外公外婆都是明事理识大体,为人热情又善良,对后辈宽容又体谅的老人。我们一家原在两里地外的潘家湾,1958年农业大兵团作战时,妈妈带着我的两个妹妹转战多地,最后来到她娘家所在的地方安了家。先是住在大舅的厢房里,后来搬到邻居东叔叔家的一间房子里。我因为经常从幼儿园里偷偷跑回家找婆婆,大队长怕发生意外,就允许我跟着婆婆,那时,婆婆也跟着人们转战,我记得住在南流桥张家祠堂时,婆婆负责给下乡办队的干部做饭。后来,我就随婆婆返回潘家湾,与叔叔伯伯们住在一起,直到1960年8月底要上小学了,妈妈才把我接到她的身边。1964年我小妹出生的时候,东叔叔因为已经有两个孩子了,他们家的房子也不宽裕,向妈妈说出了不再借房子给我们的话。外婆知道后,就对外公说:“把碾子房腾出一半给东姑(外婆一直称我妈妈为东姑)家住吧。”外公说:“行。”立即叫几个舅舅在碾子房用竹片隔了两间房子,一间妈妈和弟弟妹妹睡,一间做厨房和吃饭的地方,我则在外公大厅楼上与碾子房相通的地方开了一张床睡觉。后来,弟弟妹妹长大了,外婆又叫舅舅把碾子台挖掉给我们家使用,直到1969年我家盖了新房才搬走。

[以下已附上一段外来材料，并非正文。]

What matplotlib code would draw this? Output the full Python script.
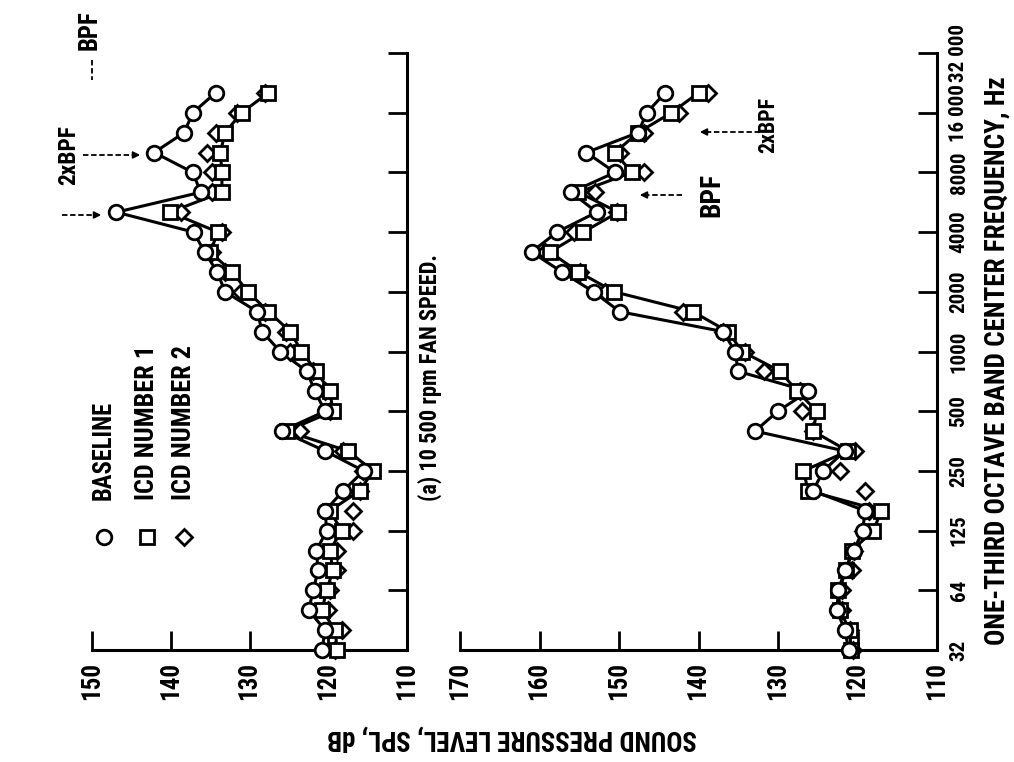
import matplotlib
matplotlib.use("Agg")
import matplotlib.pyplot as plt
from matplotlib import font_manager as fm
from matplotlib.lines import Line2D
from matplotlib.patches import FancyArrowPatch

# pick a narrow face if one is installed, otherwise plain DejaVu Sans
fonts = fm.fontManager.ttflist
names = {f.name for f in fonts}
family = "DejaVu Sans"
stretch = "normal"
for cand in ["Liberation Sans Narrow", "Roboto Condensed", "DejaVu Sans Condensed", "Open Sans Condensed"]:
    if cand in names:
        family = cand
        break
else:
    if any(f.name == "DejaVu Sans" and f.stretch == "condensed" for f in fonts):
        stretch = "condensed"
plt.rcParams["font.family"] = [family, "DejaVu Sans"]
plt.rcParams["font.stretch"] = stretch

# one-third octave bands, index 0 = 32 Hz ... 30 = 32 000 Hz
freq_ticks = [0, 3, 6, 9, 12, 15, 18, 21, 24, 27, 30]
freq_labels = ["32", "64", "125", "250", "500", "1000", "2000", "4000", "8000", "16 000", "32 000"]
bands = list(range(29))

# (a) 10 500 rpm fan speed
base_a = [120.8, 120.4, 122.5, 121.9, 121.3, 121.5, 120.2, 120.4, 118.1, 115.5, 120.4, 125.9, 120.4, 121.7, 122.7,
          126.1, 128.4, 129.0, 133.1, 134.1, 135.7, 137.1, 146.9, 136.2, 137.2, 142.1, 138.3, 137.2, 134.3]
icd1_a = [118.9, 119.1, 120.8, 120.2, 119.4, 119.8, 118.3, 119.8, 116.0, 114.3, 117.5, 125.3, 119.4, 119.8, 121.5,
          123.4, 124.8, 127.6, 130.2, 132.2, 135.0, 134.0, 140.1, 133.5, 133.5, 133.7, 133.1, 131.0, 127.6]
icd2_a = [119.1, 118.3, 120.0, 119.8, 118.9, 118.9, 116.8, 116.8, 116.0, 115.6, 118.1, 123.6, 119.8, 120.4, 122.0,
          124.9, 125.4, 128.0, 131.1, 133.1, 134.7, 133.5, 138.7, 134.8, 134.8, 135.4, 134.2, 131.6, 128.0]

# lower panel
base_b = [121.1, 121.6, 122.6, 122.4, 121.6, 120.5, 119.3, 119.1, 125.6, 124.3, 121.6, 132.9, 130.0, 126.2, 135.0,
          135.4, 136.9, 149.9, 153.2, 157.2, 161.0, 157.8, 152.8, 156.0, 150.5, 154.1, 147.6, 146.5, 144.2]
icd1_b = [120.8, 121.0, 122.2, 122.4, 121.4, 120.7, 118.0, 117.0, 126.2, 126.8, 121.2, 125.6, 125.1, 127.6, 129.7,
          134.5, 136.3, 140.7, 150.6, 155.1, 158.7, 154.5, 150.1, 155.1, 148.4, 150.5, 147.6, 143.4, 140.0]
icd2_b = [120.6, 121.0, 122.0, 122.0, 120.7, 120.5, 119.3, 118.6, 119.1, 122.2, 120.3, 125.6, 127.0, 127.2, 131.8,
          134.2, 136.9, 141.9, 151.8, 154.9, 159.3, 155.7, 150.3, 153.0, 146.9, 149.9, 146.9, 142.5, 138.8]

W, H = 1014, 762
fig = plt.figure(figsize=(W / 100, H / 100), dpi=100)
fig.canvas.draw()
renderer = fig.canvas.get_renderer()


def fx(x):
    return x / W


def fy(y):
    return 1 - y / H


def fit_size(s, length, rotation=90, start=20, cap=20):
    # font size that gives the text this length (px) along its reading direction
    t = fig.text(0.5, 0.5, s, fontsize=start, fontweight="bold", rotation=rotation)
    bb = t.get_window_extent(renderer)
    t.remove()
    cur = bb.height if rotation in (90, 270) else bb.width
    return min(cap, start * length / cur)


def ftext(x, y, s, length, rotation=90, cap=20, **kw):
    fs = fit_size(s, length, rotation, cap=cap)
    fig.text(fx(x), fy(y), s, fontweight="bold", fontsize=fs, rotation=rotation,
             ha="center", va="center", **kw)


spl_fs = fit_size("150", 38)
freq_fs = fit_size("125", 32)


def px_axes(x0, x1, y0, y1):
    return fig.add_axes([fx(x0), fy(y1), (x1 - x0) / W, (y1 - y0) / H])


def style(ax, spl_hi, show_freq):
    ax.set_xlim(spl_hi, 110)
    ax.set_ylim(0, 30)
    for s in ["top", "left"]:
        ax.spines[s].set_visible(False)
    for s in ["bottom", "right"]:
        ax.spines[s].set_linewidth(2.2)
    ax.set_xticks(list(range(spl_hi, 109, -10)))
    ax.tick_params(axis="x", direction="in", length=14, width=2, pad=9, labelsize=spl_fs, labelrotation=90)
    for t in ax.get_xticklabels():
        t.set_fontweight("bold")
    ax.yaxis.tick_right()
    ax.set_yticks(freq_ticks)
    ax.tick_params(axis="y", direction="in", length=14, width=2, pad=9, labelsize=freq_fs,
                   labelright=show_freq, labelleft=False)
    if show_freq:
        ax.set_yticklabels(freq_labels)
        for t in ax.get_yticklabels():
            t.set_rotation(90)
            t.set_va("center")
            t.set_fontweight("bold")


def draw(ax, base, icd1, icd2):
    ax.plot(base, bands, color="black", lw=2.2, zorder=2, clip_on=False)
    ax.plot(icd1, bands, color="black", lw=2.2, zorder=2, clip_on=False)
    mk = dict(ls="none", mfc="white", mec="black", mew=2, zorder=3, clip_on=False)
    ax.plot(icd2, bands, marker="D", ms=8.5, **mk)
    ax.plot(icd1, bands, marker="s", ms=9.5, **mk)
    ax.plot(base, bands, marker="o", ms=10.5, **mk)


ax_a = px_axes(92, 407, 53, 650)
ax_b = px_axes(460, 937, 53, 650)
style(ax_a, 150, False)
style(ax_b, 170, True)
draw(ax_a, base_a, icd1_a, icd2_a)
draw(ax_b, base_b, icd1_b, icd2_b)

# axis titles
ftext(997, 361, "ONE-THIRD OCTAVE BAND CENTER FREQUENCY, Hz", 568)
ftext(512, 738, "SOUND PRESSURE LEVEL, SPL, dB", 370, rotation=180)
ftext(430, 378, "(a) 10 500 rpm FAN SPEED.", 248)

# legend
leg = [("o", 10.5, "BASELINE", 104, 100), ("s", 9.5, "ICD NUMBER 1", 147, 155), ("D", 8.5, "ICD NUMBER 2", 184, 155)]
for m, ms, lab, x, ln in leg:
    fig.add_artist(Line2D([fx(x)], [fy(537)], transform=fig.transFigure, marker=m, ms=ms,
                          mfc="white", mec="black", mew=2, ls="none"))
    ftext(x, 500 - ln / 2, lab, ln)


def arrow(x0, x1, y):
    # dashed shaft from x0, small solid head ending at x1
    d = 1 if x1 > x0 else -1
    fig.add_artist(Line2D([fx(x0), fx(x1 - d * 8)], [fy(y), fy(y)], transform=fig.transFigure,
                          color="black", lw=1.3, ls=(0, (3, 1.5))))
    fig.add_artist(FancyArrowPatch((fx(x1 - d * 10), fy(y)), (fx(x1), fy(y)),
                                   transform=fig.transFigure, arrowstyle="-|>",
                                   mutation_scale=10, color="black", lw=1.3))


# annotations, upper panel
ftext(90, 30, "BPF", 40)
fig.add_artist(Line2D([fx(92), fx(92)], [fy(60), fy(80)], transform=fig.transFigure,
                      color="black", lw=1.3, ls=(0, (3, 1.5))))
arrow(62, 104, 215)
ftext(69, 155, "2xBPF", 60)
arrow(83, 143, 155)

# annotations, lower panel
ftext(712, 195, "BPF", 44)
arrow(682, 637, 195)
ftext(768, 125, "2xBPF", 56)
arrow(760, 697, 132)

fig.savefig("out.png", dpi=100)
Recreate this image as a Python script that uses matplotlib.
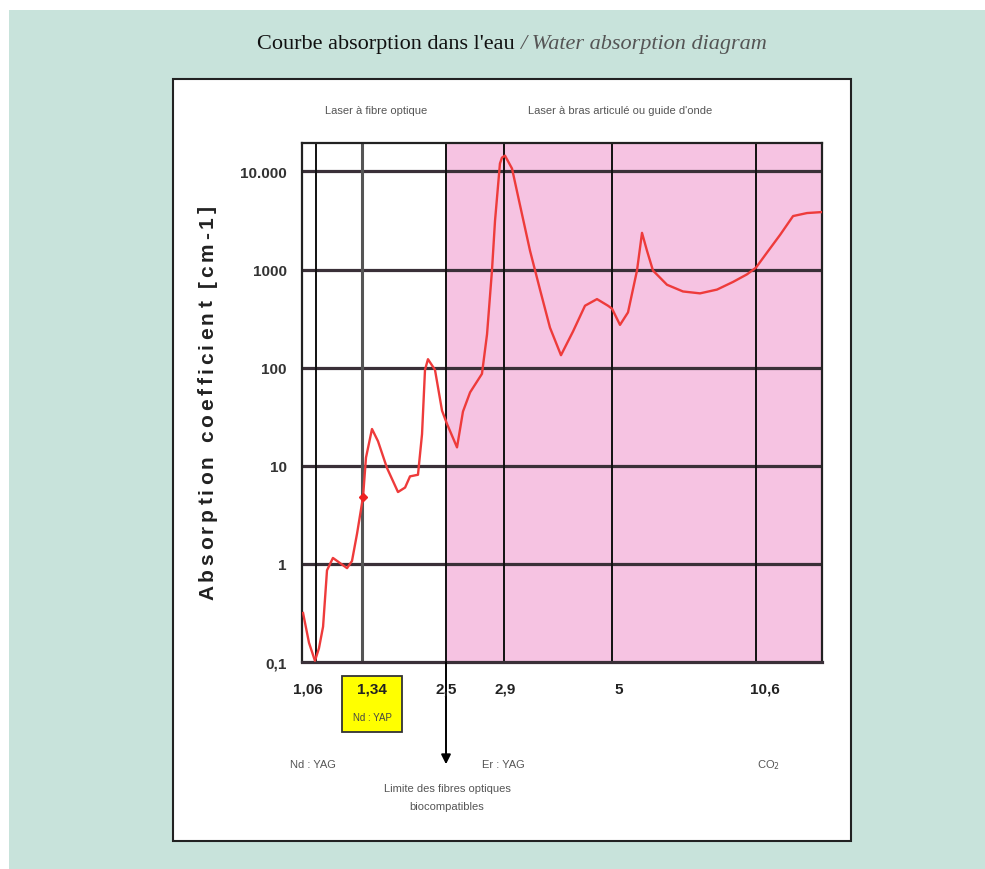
import numpy as np
import matplotlib
matplotlib.use("Agg")
import matplotlib.pyplot as plt
from matplotlib.patches import Rectangle
from matplotlib.font_manager import FontProperties

# water absorption curve
wavelength = [0.986, 1.020, 1.054, 1.078, 1.103, 1.127, 1.163, 1.206, 1.249, 1.279,
              1.310, 1.354, 1.395, 1.478, 1.561, 1.685, 1.837, 1.935, 2.003, 2.113,
              2.169, 2.210, 2.251, 2.348, 2.445, 2.507, 2.576, 2.617, 2.666, 2.748,
              2.783, 2.817, 2.838, 2.872, 2.886, 2.919, 3.056, 3.211, 3.406, 3.600, 3.794,
              4.008, 4.242, 4.475, 4.708, 4.922, 5.000, 5.311, 5.622, 5.972, 6.167,
              6.361, 6.594, 7.139, 7.761, 8.422, 9.083, 9.706, 10.25, 10.60, 11.03,
              11.55, 12.06, 12.61, 13.20]
absorption = [0.316, 0.157, 0.103, 0.138, 0.229, 0.86, 1.15, 1.02, 0.905, 1.07,
              2.04, 4.8, 12.1, 23.7, 17.8, 9.5, 5.4, 6.0, 7.8, 8.1,
              21, 95, 122, 95, 36.5, 26.7, 15.4, 35.7, 56, 86.6,
              219, 977, 3130, 12050, 13840, 14500, 10700, 4540, 1555, 625, 256,
              134, 234, 428, 500, 428, 400, 273, 366, 977, 2366,
              1555, 977, 700, 598, 572, 625, 748, 894, 1047, 1486,
              2260, 3510, 3767, 3855]

laser_wl = [1.06, 1.34, 2.5, 2.9, 5, 10.6]
laser_labels = ["1,06", "1,34", "2,5", "2,9", "5", "10,6"]
y_ticks = [0.1, 1, 10, 100, 1000, 10000]
y_labels = ["0,1", "1", "10", "100", "1000", "10.000"]
fiber_limit = 2.5
marker_wl, marker_abs = 1.354, 4.8

# piecewise x axis of the original drawing (wavelength -> pixel offset)
knot_wl = [0.98, 1.06, 1.34, 2.5, 2.9, 5, 10.6, 13.2]
knot_px = [0, 14, 60, 144, 202, 310, 454, 520]

W, H = 985, 870
def fx(x):
    return x / W
def fy(y):
    return 1 - y / H

fig = plt.figure(figsize=(W / 100, H / 100), dpi=100)
fig.patch.set_facecolor("white")
fig.patches.append(Rectangle((fx(9), 0), 1 - fx(9), fy(11), transform=fig.transFigure,
                             facecolor="#c8e3db", edgecolor="none", zorder=-3))
fig.patches.append(Rectangle((fx(173), fy(842)), fx(851) - fx(173), fy(80) - fy(842),
                             transform=fig.transFigure, facecolor="white",
                             edgecolor="#222222", lw=1.5, zorder=-2))

ax = fig.add_axes([fx(302), fy(663), fx(822) - fx(302), fy(144) - fy(663)])
ax.set_xscale("function", functions=(lambda v: np.interp(v, knot_wl, knot_px),
                                     lambda p: np.interp(p, knot_px, knot_wl)))
ax.set_yscale("log")
ax.set_xlim(knot_wl[0], knot_wl[-1])
ax.set_ylim(0.1, 10 ** 4.29)
ax.set_facecolor("white")

ax.axvspan(fiber_limit, knot_wl[-1], color="#f6c3e2", zorder=0, lw=0)
for v in y_ticks[1:]:
    ax.axhline(v, color="#3a3038", lw=2.3, zorder=1)
for w in laser_wl:
    if w == 1.34:
        ax.axvline(w, color="#555555", lw=2.2, zorder=1)
    else:
        ax.axvline(w, color="#111111", lw=1.4, zorder=1)

ax.plot(wavelength, absorption, color="#ee3b3b", lw=1.7, zorder=3,
        solid_joinstyle="round")
ax.plot(marker_wl, marker_abs, marker="D", ms=4, color="#ee2222", zorder=4)

for s in ax.spines.values():
    s.set_color("#222222")
    s.set_linewidth(1.6)
ax.spines["bottom"].set_color("#3a3038")
ax.spines["bottom"].set_linewidth(2.3)

ax.set_xticks([])
ax.minorticks_off()
ax.set_yticks(y_ticks)
ax.set_yticklabels(y_labels, fontsize=11, fontweight="bold", color="#333333",
                   family="Liberation Sans")
ax.tick_params(axis="y", length=0, pad=11, which="both")
ax.yaxis.set_minor_locator(matplotlib.ticker.NullLocator())

# yellow box around 1,34
fig.patches.append(Rectangle((fx(342), fy(733)), fx(402) - fx(342), fy(677) - fy(733),
                             transform=fig.transFigure, facecolor="#ffff00",
                             edgecolor="#333333", lw=1.3, zorder=-1))
fig.text(fx(372), fy(718), "Nd : YAP", ha="center", va="center", fontsize=7,
         color="#444444", family="Liberation Sans")

# x labels under the laser lines
xt = ax.get_xaxis_transform()
offsets = [-8, 10, 0, 1, 7, 9]
for w, lab, off in zip(laser_wl, laser_labels, offsets):
    ax.annotate(lab, xy=(w, -0.052), xycoords=xt, xytext=(off, 0),
                textcoords="offset pixels", ha="center", va="center",
                fontsize=11, fontweight="bold", color="#222222",
                family="Liberation Sans", annotation_clip=False, zorder=6)

# arrow for the fibre limit
ax.annotate("", xy=(fiber_limit, -0.197), xycoords=xt, xytext=(fiber_limit, 0),
            textcoords=xt, annotation_clip=False,
            arrowprops=dict(arrowstyle="-|>", color="black", lw=1.4,
                            mutation_scale=14, shrinkA=0, shrinkB=0))

small = dict(fontsize=8, color="#555555", family="Liberation Sans",
             ha="center", va="center")
fig.text(fx(376), fy(111), "Laser à fibre optique", **small)
fig.text(fx(620), fy(111), "Laser à bras articulé ou guide d'onde", **small)
fig.text(fx(313), fy(765), "Nd : YAG", **small)
fig.text(fx(503), fy(765), "Er : YAG", **small)
fig.text(fx(768), fy(765), "CO$_2$", **small)
fig.text(fx(447), fy(789), "Limite des fibres optiques", **small)
fig.text(fx(447), fy(807), "biocompatibles", **small)

r = fig.canvas.get_renderer()

# letter-spaced vertical axis title
ylab = "Absorption coefficient [cm-1]"
ysize = 15
prop = FontProperties(family="Liberation Sans", weight="bold", size=ysize)
widths = []
for c in ylab:
    if c == " ":
        widths.append(0.28 * ysize * 100 / 72)
    else:
        widths.append(r.get_text_width_height_descent(c, prop, ismath=False)[0])
y_bottom, y_top = 600, 206
gap = ((y_bottom - y_top) - sum(widths)) / (len(ylab) - 1)
pos = y_bottom
for c, cw in zip(ylab, widths):
    if c != " ":
        fig.text(fx(213), fy(pos), c, rotation=90, rotation_mode="anchor",
                 ha="left", va="baseline", fontproperties=prop, color="#222222")
    pos -= cw + gap

# two-part title
t1 = fig.text(0, fy(45), "Courbe absorption dans l'eau ", fontsize=16,
              family="Liberation Serif", color="#111111", va="center")
t2 = fig.text(0, fy(45), "/ Water absorption diagram", fontsize=16,
              family="Liberation Serif", style="italic", color="#555555", va="center")
w1 = t1.get_window_extent(r).width
w2 = t2.get_window_extent(r).width
x0 = 512 - (w1 + w2) / 2
t1.set_x(fx(x0))
t2.set_x(fx(x0 + w1))

fig.savefig("out.png", dpi=100)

我家盖新房时,外公每天都会来工地看看,帮忙收拾一下东西。几个舅舅和姨父从头至尾一直帮忙盖房子,充分展示了他们的无私和爱心。

外公外婆热爱劳动,在生产队时,他们虽然年事已高,不能下地干重活,但却尽量去做一些力所能及的事情,如帮着生产队里饲养耕牛等。在家里,外婆每天凌晨会早早地起床做饭,好让舅舅舅妈多睡一会儿,白天能有精神和力气到生产队出工干活。我爸爸在城里工作很少回家,我16岁当兵后,外公外婆和舅舅舅妈经常抽空帮助我妈妈照顾4个年幼的弟弟和妹妹,好让我安心在部队服役。

随着外公和老外婆先后去世,一直健壮的外婆也慢慢衰老了。一次,我从张家界出差到长沙,傍晚抽空回浏阳看望妈妈,谁知外婆因病逝世已于上午出殡了。我再也见不到外婆,只能在她老人家的遗像前行了一个礼。